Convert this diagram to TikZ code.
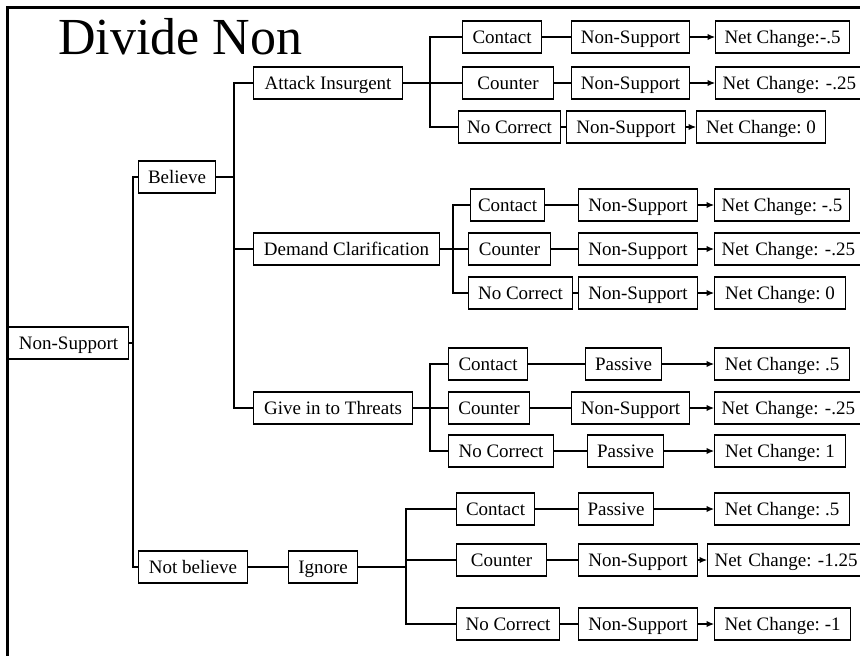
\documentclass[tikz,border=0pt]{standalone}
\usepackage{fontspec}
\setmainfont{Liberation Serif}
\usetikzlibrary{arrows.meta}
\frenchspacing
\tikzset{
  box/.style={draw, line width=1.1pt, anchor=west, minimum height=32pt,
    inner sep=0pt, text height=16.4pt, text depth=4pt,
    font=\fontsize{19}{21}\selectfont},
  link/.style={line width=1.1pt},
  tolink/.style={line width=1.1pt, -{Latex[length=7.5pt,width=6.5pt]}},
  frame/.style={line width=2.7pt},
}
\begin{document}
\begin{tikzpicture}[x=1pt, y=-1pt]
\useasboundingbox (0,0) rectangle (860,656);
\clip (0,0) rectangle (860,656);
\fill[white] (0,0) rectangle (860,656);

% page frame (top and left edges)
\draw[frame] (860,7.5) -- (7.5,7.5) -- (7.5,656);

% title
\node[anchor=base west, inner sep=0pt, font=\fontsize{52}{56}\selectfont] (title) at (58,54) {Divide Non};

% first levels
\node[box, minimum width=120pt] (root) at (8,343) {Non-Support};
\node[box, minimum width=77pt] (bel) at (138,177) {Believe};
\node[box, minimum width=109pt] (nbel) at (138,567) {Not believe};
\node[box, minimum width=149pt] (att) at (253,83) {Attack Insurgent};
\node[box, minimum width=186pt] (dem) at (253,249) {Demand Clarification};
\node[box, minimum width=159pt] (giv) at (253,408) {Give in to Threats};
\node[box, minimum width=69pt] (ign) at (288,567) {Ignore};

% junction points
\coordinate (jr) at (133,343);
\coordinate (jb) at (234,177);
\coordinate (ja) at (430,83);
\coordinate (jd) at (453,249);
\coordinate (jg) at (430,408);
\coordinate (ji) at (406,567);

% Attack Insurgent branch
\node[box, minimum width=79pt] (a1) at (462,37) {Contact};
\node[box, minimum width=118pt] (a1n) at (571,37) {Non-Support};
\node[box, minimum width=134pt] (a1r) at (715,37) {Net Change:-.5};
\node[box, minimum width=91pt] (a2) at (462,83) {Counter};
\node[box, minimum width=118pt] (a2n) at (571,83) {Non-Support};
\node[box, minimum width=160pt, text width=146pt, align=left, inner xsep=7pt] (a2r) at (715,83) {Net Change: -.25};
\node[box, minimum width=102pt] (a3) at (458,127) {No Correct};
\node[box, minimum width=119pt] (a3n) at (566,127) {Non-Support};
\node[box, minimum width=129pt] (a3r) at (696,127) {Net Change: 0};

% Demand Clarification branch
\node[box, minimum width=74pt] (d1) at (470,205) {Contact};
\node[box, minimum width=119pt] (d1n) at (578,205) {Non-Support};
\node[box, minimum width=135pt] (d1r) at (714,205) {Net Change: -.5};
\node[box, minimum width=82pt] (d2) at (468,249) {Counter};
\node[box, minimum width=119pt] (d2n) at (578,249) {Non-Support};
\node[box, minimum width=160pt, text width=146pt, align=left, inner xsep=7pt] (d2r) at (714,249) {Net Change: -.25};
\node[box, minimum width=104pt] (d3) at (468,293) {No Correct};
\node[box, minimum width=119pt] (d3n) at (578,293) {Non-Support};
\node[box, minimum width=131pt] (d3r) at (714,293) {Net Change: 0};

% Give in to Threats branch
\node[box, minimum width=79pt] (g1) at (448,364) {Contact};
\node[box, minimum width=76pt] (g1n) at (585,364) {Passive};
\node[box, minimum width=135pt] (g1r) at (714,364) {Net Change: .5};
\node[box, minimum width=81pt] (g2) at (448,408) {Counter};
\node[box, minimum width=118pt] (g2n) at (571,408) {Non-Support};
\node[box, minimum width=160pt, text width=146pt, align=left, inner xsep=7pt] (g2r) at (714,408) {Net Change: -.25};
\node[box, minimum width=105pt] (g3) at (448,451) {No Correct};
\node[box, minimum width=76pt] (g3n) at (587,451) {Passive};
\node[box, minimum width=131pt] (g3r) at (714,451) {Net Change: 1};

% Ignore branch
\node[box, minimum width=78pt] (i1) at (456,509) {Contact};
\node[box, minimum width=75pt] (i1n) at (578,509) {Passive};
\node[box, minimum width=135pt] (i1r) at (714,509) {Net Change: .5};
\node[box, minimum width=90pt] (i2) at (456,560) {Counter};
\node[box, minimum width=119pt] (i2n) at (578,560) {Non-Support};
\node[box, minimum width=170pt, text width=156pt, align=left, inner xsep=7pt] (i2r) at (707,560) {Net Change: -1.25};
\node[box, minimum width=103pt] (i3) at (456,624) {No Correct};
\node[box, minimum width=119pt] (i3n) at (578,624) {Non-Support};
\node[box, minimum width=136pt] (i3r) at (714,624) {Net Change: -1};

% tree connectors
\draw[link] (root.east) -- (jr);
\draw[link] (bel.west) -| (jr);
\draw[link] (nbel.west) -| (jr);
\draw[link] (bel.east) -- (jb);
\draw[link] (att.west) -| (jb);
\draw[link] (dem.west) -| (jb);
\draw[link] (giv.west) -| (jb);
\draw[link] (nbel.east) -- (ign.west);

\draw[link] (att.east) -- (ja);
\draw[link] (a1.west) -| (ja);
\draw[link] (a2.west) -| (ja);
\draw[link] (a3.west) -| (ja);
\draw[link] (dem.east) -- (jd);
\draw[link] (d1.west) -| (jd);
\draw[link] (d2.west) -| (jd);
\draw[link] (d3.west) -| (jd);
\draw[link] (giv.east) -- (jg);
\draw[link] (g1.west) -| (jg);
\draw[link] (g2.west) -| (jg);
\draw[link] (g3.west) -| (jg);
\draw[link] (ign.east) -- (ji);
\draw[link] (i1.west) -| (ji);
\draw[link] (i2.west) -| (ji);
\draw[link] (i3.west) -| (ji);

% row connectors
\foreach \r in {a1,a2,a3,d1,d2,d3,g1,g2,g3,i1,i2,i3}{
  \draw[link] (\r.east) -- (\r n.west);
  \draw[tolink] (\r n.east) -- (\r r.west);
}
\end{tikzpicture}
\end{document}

====

Task instructions
Reproduce the data above word for word from its first line through the line that holds "(title) at (58,54)", both ends included; skip pictures.

Written solution
Convert this diagram to TikZ code.
\documentclass[tikz,border=0pt]{standalone}
\usepackage{fontspec}
\setmainfont{Liberation Serif}
\usetikzlibrary{arrows.meta}
\frenchspacing
\tikzset{
  box/.style={draw, line width=1.1pt, anchor=west, minimum height=32pt,
    inner sep=0pt, text height=16.4pt, text depth=4pt,
    font=\fontsize{19}{21}\selectfont},
  link/.style={line width=1.1pt},
  tolink/.style={line width=1.1pt, -{Latex[length=7.5pt,width=6.5pt]}},
  frame/.style={line width=2.7pt},
}
\begin{document}
\begin{tikzpicture}[x=1pt, y=-1pt]
\useasboundingbox (0,0) rectangle (860,656);
\clip (0,0) rectangle (860,656);
\fill[white] (0,0) rectangle (860,656);

% page frame (top and left edges)
\draw[frame] (860,7.5) -- (7.5,7.5) -- (7.5,656);

% title
\node[anchor=base west, inner sep=0pt, font=\fontsize{52}{56}\selectfont] (title) at (58,54) {Divide Non};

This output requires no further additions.